Delapan
puluh lima tahun yang lalu, sekumpulan pemuda Indonesia mengeluarkan sebuah
ikrar yang kita kenal sebagai Soempah Pemoeda. Dokumen tersebut merupakan
intisari dari semangat pemuda pada waktu itu, di dalamnya termaktub muara cinta
para pemuda.
Pemuda
mengungkapkan kecintaannya pada satunya Nusa, Bangsa, dan Bahasa Indonesia.
Mereka tak berleha-leha, mereka menyingsingkan lengan baju dan menceburkan diri
dalam lumpur perjuangan bangsanya, Indonesia.
Hari
ini, 28 Oktober 2013, kita mengenang kembali ikrar tersebut, mengenang dengan
penuh rindu pada para pemuda yang mengucapkan ikrar itu dengan lantang, rindu
dengan semangat yang melingkupi sumpah itu.
Momentum
ini sepatutnya menjadi agang refleksi bagi kaum muda akan peran sejarahnya yang
kian tak menimbulkan bekas. Bila pemuda dulu mendendangkan muara cintanya pada
satunya Nusa, Bangsa, dan Bahasa Indonesia, maka pemuda hari ini membuktikan
cintanya dengan dendangan, “Cinta satu malam... oh Indahnya..., cinta satu
malam.... buatku melayang”.
Pemuda
hari ini seperti kehilangan daya juang dan kekuatan pendobrak kedzaliman yang
mapan, mereka terbuai dan terjebak pada citra-citra semu yang berbalut
kedangkalan makna. Mereka hanya bisa berbangga sebagai pemuda, tapi tak mampu
bertindak seperti pemuda.
Pramoedya
Ananta Toer, pernah menyinggung para pemuda pengecut, Pram berkata bahwa
“Pemuda tanpa keberanian adalah ternak!” Tapi apakah itu cukup? Tidak!
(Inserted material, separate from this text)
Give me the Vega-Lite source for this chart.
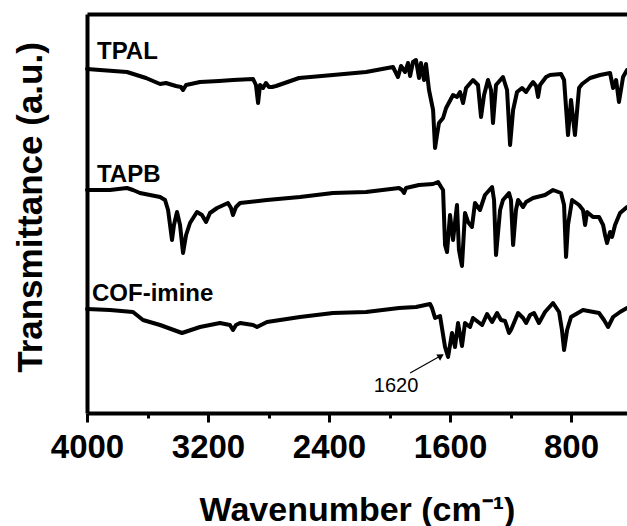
{
 "$schema": "https://vega.github.io/schema/vega-lite/v6.json",
 "width": 540,
 "height": 399,
 "autosize": {"type": "none"},
 "padding": {"left": 87, "top": 14, "right": 0, "bottom": 113},
 "background": "white",
 "config": {"view": {"stroke": null}, "font": "Liberation Sans"},
 "datasets": {
  "TPAL": [
   {"wn":4000,"t":344},{"wn":3914,"t":343},{"wn":3736,"t":341},{"wn":3610,"t":335},{"wn":3517,"t":329},{"wn":3478,"t":330},{"wn":3412,"t":327},{"wn":3379,"t":326},{"wn":3365,"t":323},{"wn":3345,"t":328},{"wn":3253,"t":331},{"wn":3127,"t":332},{"wn":3035,"t":333},{"wn":2902,"t":334},{"wn":2883,"t":328},{"wn":2869,"t":310},{"wn":2856,"t":328},{"wn":2836,"t":325},{"wn":2817,"t":330},{"wn":2797,"t":326},{"wn":2777,"t":326},{"wn":2750,"t":327},{"wn":2598,"t":335},{"wn":2374,"t":338},{"wn":2155,"t":341},{"wn":1977,"t":346},{"wn":1944,"t":336},{"wn":1924,"t":347},{"wn":1897,"t":341},{"wn":1878,"t":350},{"wn":1864,"t":337},{"wn":1845,"t":351},{"wn":1825,"t":353},{"wn":1805,"t":335},{"wn":1792,"t":350},{"wn":1772,"t":333},{"wn":1759,"t":349},{"wn":1739,"t":323},{"wn":1712,"t":303},{"wn":1699,"t":265},{"wn":1686,"t":278},{"wn":1673,"t":290},{"wn":1646,"t":295},{"wn":1626,"t":305},{"wn":1580,"t":318},{"wn":1554,"t":316},{"wn":1534,"t":321},{"wn":1514,"t":310},{"wn":1494,"t":325},{"wn":1448,"t":333},{"wn":1415,"t":328},{"wn":1395,"t":296},{"wn":1375,"t":318},{"wn":1349,"t":333},{"wn":1329,"t":323},{"wn":1316,"t":290},{"wn":1296,"t":328},{"wn":1250,"t":336},{"wn":1223,"t":323},{"wn":1203,"t":268},{"wn":1183,"t":303},{"wn":1157,"t":321},{"wn":1124,"t":325},{"wn":1097,"t":321},{"wn":1071,"t":327},{"wn":1051,"t":331},{"wn":1031,"t":327},{"wn":1018,"t":316},{"wn":1005,"t":328},{"wn":965,"t":336},{"wn":939,"t":338},{"wn":866,"t":339},{"wn":846,"t":333},{"wn":820,"t":278},{"wn":800,"t":313},{"wn":774,"t":278},{"wn":747,"t":325},{"wn":727,"t":329},{"wn":674,"t":335},{"wn":608,"t":338},{"wn":542,"t":340},{"wn":522,"t":325},{"wn":502,"t":333},{"wn":483,"t":311},{"wn":456,"t":336},{"wn":430,"t":343}
  ],
  "TAPB": [
   {"wn":4000,"t":223},{"wn":3848,"t":223},{"wn":3736,"t":225},{"wn":3696,"t":223},{"wn":3650,"t":220},{"wn":3517,"t":216},{"wn":3484,"t":213},{"wn":3464,"t":203},{"wn":3451,"t":188},{"wn":3438,"t":173},{"wn":3425,"t":188},{"wn":3405,"t":201},{"wn":3385,"t":188},{"wn":3365,"t":160},{"wn":3345,"t":178},{"wn":3319,"t":190},{"wn":3273,"t":201},{"wn":3240,"t":198},{"wn":3213,"t":191},{"wn":3187,"t":200},{"wn":3140,"t":205},{"wn":3068,"t":210},{"wn":3048,"t":205},{"wn":3035,"t":198},{"wn":3015,"t":206},{"wn":2988,"t":210},{"wn":2810,"t":213},{"wn":2592,"t":216},{"wn":2374,"t":220},{"wn":2155,"t":221},{"wn":1937,"t":225},{"wn":1917,"t":223},{"wn":1904,"t":220},{"wn":1891,"t":225},{"wn":1805,"t":228},{"wn":1712,"t":229},{"wn":1679,"t":231},{"wn":1659,"t":226},{"wn":1646,"t":223},{"wn":1633,"t":168},{"wn":1620,"t":161},{"wn":1600,"t":198},{"wn":1580,"t":173},{"wn":1554,"t":208},{"wn":1541,"t":163},{"wn":1521,"t":147},{"wn":1501,"t":200},{"wn":1481,"t":191},{"wn":1455,"t":186},{"wn":1435,"t":210},{"wn":1402,"t":203},{"wn":1369,"t":218},{"wn":1322,"t":226},{"wn":1309,"t":213},{"wn":1296,"t":158},{"wn":1269,"t":203},{"wn":1250,"t":213},{"wn":1210,"t":220},{"wn":1197,"t":213},{"wn":1183,"t":168},{"wn":1164,"t":203},{"wn":1150,"t":213},{"wn":1117,"t":206},{"wn":1097,"t":211},{"wn":1051,"t":215},{"wn":972,"t":218},{"wn":919,"t":223},{"wn":866,"t":220},{"wn":846,"t":208},{"wn":833,"t":156},{"wn":820,"t":188},{"wn":793,"t":213},{"wn":747,"t":208},{"wn":721,"t":203},{"wn":707,"t":188},{"wn":694,"t":201},{"wn":655,"t":196},{"wn":615,"t":196},{"wn":588,"t":188},{"wn":575,"t":178},{"wn":562,"t":170},{"wn":542,"t":181},{"wn":529,"t":176},{"wn":509,"t":188},{"wn":476,"t":200},{"wn":430,"t":206}
  ],
  "COF": [
   {"wn":4000,"t":104},{"wn":3848,"t":103},{"wn":3696,"t":101},{"wn":3630,"t":93},{"wn":3517,"t":88},{"wn":3372,"t":80},{"wn":3253,"t":86},{"wn":3121,"t":90},{"wn":3055,"t":88},{"wn":3035,"t":83},{"wn":3015,"t":88},{"wn":2988,"t":90},{"wn":2902,"t":88},{"wn":2876,"t":86},{"wn":2810,"t":91},{"wn":2592,"t":96},{"wn":2374,"t":100},{"wn":2155,"t":101},{"wn":1937,"t":105},{"wn":1825,"t":106},{"wn":1732,"t":109},{"wn":1719,"t":105},{"wn":1699,"t":95},{"wn":1666,"t":97},{"wn":1633,"t":66},{"wn":1613,"t":56},{"wn":1587,"t":80},{"wn":1567,"t":66},{"wn":1547,"t":90},{"wn":1521,"t":67},{"wn":1501,"t":90},{"wn":1468,"t":86},{"wn":1448,"t":95},{"wn":1388,"t":88},{"wn":1355,"t":99},{"wn":1322,"t":91},{"wn":1289,"t":100},{"wn":1263,"t":93},{"wn":1236,"t":92},{"wn":1210,"t":80},{"wn":1197,"t":83},{"wn":1150,"t":100},{"wn":1117,"t":95},{"wn":1097,"t":90},{"wn":1071,"t":98},{"wn":1045,"t":100},{"wn":1012,"t":90},{"wn":972,"t":101},{"wn":919,"t":110},{"wn":879,"t":101},{"wn":860,"t":83},{"wn":846,"t":63},{"wn":826,"t":83},{"wn":800,"t":96},{"wn":721,"t":103},{"wn":615,"t":100},{"wn":582,"t":93},{"wn":555,"t":86},{"wn":522,"t":96},{"wn":476,"t":101},{"wn":430,"t":105}
  ],
  "labels": [
   {"wn":3934,"t":354,"label":"TPAL"},
   {"wn":3934,"t":231,"label":"TAPB"},
   {"wn":3967,"t":112,"label":"COF-imine"}
  ],
  "note": [{"wn":1957,"t":21,"label":"1620"}],
  "arrow": [{"wn":1864,"t":40,"wn2":1652,"t2":58}],
  "head": [{"wn":1660,"t":57}]
 },
 "layer": [
  {
   "data": {"name": "TPAL"},
   "mark": {"type": "line", "color": "black", "strokeWidth": 4, "strokeJoin": "round", "strokeCap": "round"},
   "encoding": {
    "x": {"field": "wn", "type": "quantitative",
     "scale": {"domain": [430, 4000], "reverse": true, "nice": false, "zero": false},
     "axis": {"orient": "bottom", "values": [4000, 3600, 3200, 2800, 2400, 2000, 1600, 1200, 800],
      "format": "d",
      "labelExpr": "datum.value % 800 === 0 ? datum.label : ''",
      "tickSize": {"condition": {"test": "datum.value % 800 === 0", "value": 9}, "value": 5},
      "tickWidth": 3, "tickColor": "black", "domainColor": "black", "domainWidth": 4,
      "labelFont": "Liberation Sans", "labelFontSize": 33, "labelFontWeight": "bold", "labelColor": "black",
      "labelPadding": 9, "labelFlush": false, "labelOverlap": false, "grid": false,
      "title": "Wavenumber (cm⁻¹)", "titleFont": "Liberation Sans", "titleFontSize": 34, "titleFontWeight": "bold",
      "titleColor": "black", "titlePadding": 29}},
    "y": {"field": "t", "type": "quantitative",
     "scale": {"domain": [0, 399], "nice": false, "zero": false},
     "axis": {"orient": "left", "ticks": false, "labels": false, "grid": false,
      "domainColor": "black", "domainWidth": 4,
      "title": "Transmittance (a.u.)", "titleFont": "Liberation Sans", "titleFontSize": 35,
      "titleFontWeight": "bold", "titleColor": "black", "titlePadding": 39, "titleY": 193}}
   }
  },
  {
   "data": {"name": "TAPB"},
   "mark": {"type": "line", "color": "black", "strokeWidth": 4, "strokeJoin": "round", "strokeCap": "round"},
   "encoding": {
    "x": {"field": "wn", "type": "quantitative", "axis": null},
    "y": {"field": "t", "type": "quantitative", "axis": null}
   }
  },
  {
   "data": {"name": "COF"},
   "mark": {"type": "line", "color": "black", "strokeWidth": 4, "strokeJoin": "round", "strokeCap": "round"},
   "encoding": {
    "x": {"field": "wn", "type": "quantitative", "axis": null},
    "y": {"field": "t", "type": "quantitative", "axis": null}
   }
  },
  {
   "data": {"name": "labels"},
   "mark": {"type": "text", "align": "left", "baseline": "alphabetic", "font": "Liberation Sans", "fontSize": 24, "fontWeight": "bold", "color": "black"},
   "encoding": {
    "x": {"field": "wn", "type": "quantitative",
     "axis": {"orient": "top", "labels": false, "ticks": false, "grid": false, "title": null, "domainColor": "black", "domainWidth": 4}},
    "y": {"field": "t", "type": "quantitative", "axis": null},
    "text": {"field": "label"}
   }
  },
  {
   "data": {"name": "note"},
   "mark": {"type": "text", "align": "center", "baseline": "alphabetic", "font": "Liberation Sans", "fontSize": 20, "color": "black"},
   "encoding": {
    "x": {"field": "wn", "type": "quantitative", "axis": null},
    "y": {"field": "t", "type": "quantitative", "axis": null},
    "text": {"field": "label"}
   }
  },
  {
   "data": {"name": "arrow"},
   "mark": {"type": "rule", "color": "black", "strokeWidth": 1.2},
   "encoding": {
    "x": {"field": "wn", "type": "quantitative", "axis": null},
    "y": {"field": "t", "type": "quantitative", "axis": null},
    "x2": {"field": "wn2"},
    "y2": {"field": "t2"}
   }
  },
  {
   "data": {"name": "head"},
   "mark": {"type": "point", "shape": "triangle-up", "filled": true, "size": 55, "angle": 59, "color": "black", "opacity": 1},
   "encoding": {
    "x": {"field": "wn", "type": "quantitative", "axis": null},
    "y": {"field": "t", "type": "quantitative", "axis": null}
   }
  }
 ],
 "resolve": {"axis": {"x": "independent", "y": "independent"}}
}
Pemuda
hari ini sudah demikian ‘lembek’, dan berjiwa kerupuk.
Bila
Soekarno dipercaya pernah mengatakan, “Berikan kepadaku sepuluh orang pemuda,
maka akan aku rubah dunia”, maka hari ini, sepuluh pemuda tak lagi punya
kekuatan untuk merubah dunia, mereka hanya bisa membentuk boy band dengan
bermodal tampang.
Maka
camkanlah, selama kaum muda masih gagap merumuskan gramatika politiknya sendiri,
maka selama itu pula, kaum muda hanja menjadi pelengkap sejarah. Sebab mereka
hanya akan bekerja dan bergerak bukan atas ide dan pemikirannya sendiri,
melainkan hanya sekedar menjadi jongos kaum tua.
Selama
kaum muda belum mampu membangun gerakan yang mandiri secara ekonomi, jangan
pernah berharap kaum muda bisa membangun gerakan politik dan kebudayaan yang
mandiri, dan itu berarti, gerakan kaum muda akan selamanya jadi budak kaum
pemodal.
Wahai
kaum muda, tak ada salahnya kita merenung-renungkan seruan Semaoen, seseorang
yang sejak berusia belia sudah memimpin bangsanya untuk berubah,
Kaoem moeda bangkitlah, berpeloehlah.....Toendjoekkan kita moeda dan pahlawan....Mereka toea dan pengkhianat....!
Selamat
memperingati momentum sumpah pemuda, mari kita mengukur diri, apakah muara
cinta kita masih sama, masih pada satunya Nusa, Bangsa, dan Bahasa Indonesia.
Ataukah kita menjadi pecundang dan hanya menjadi pecinta satu malam.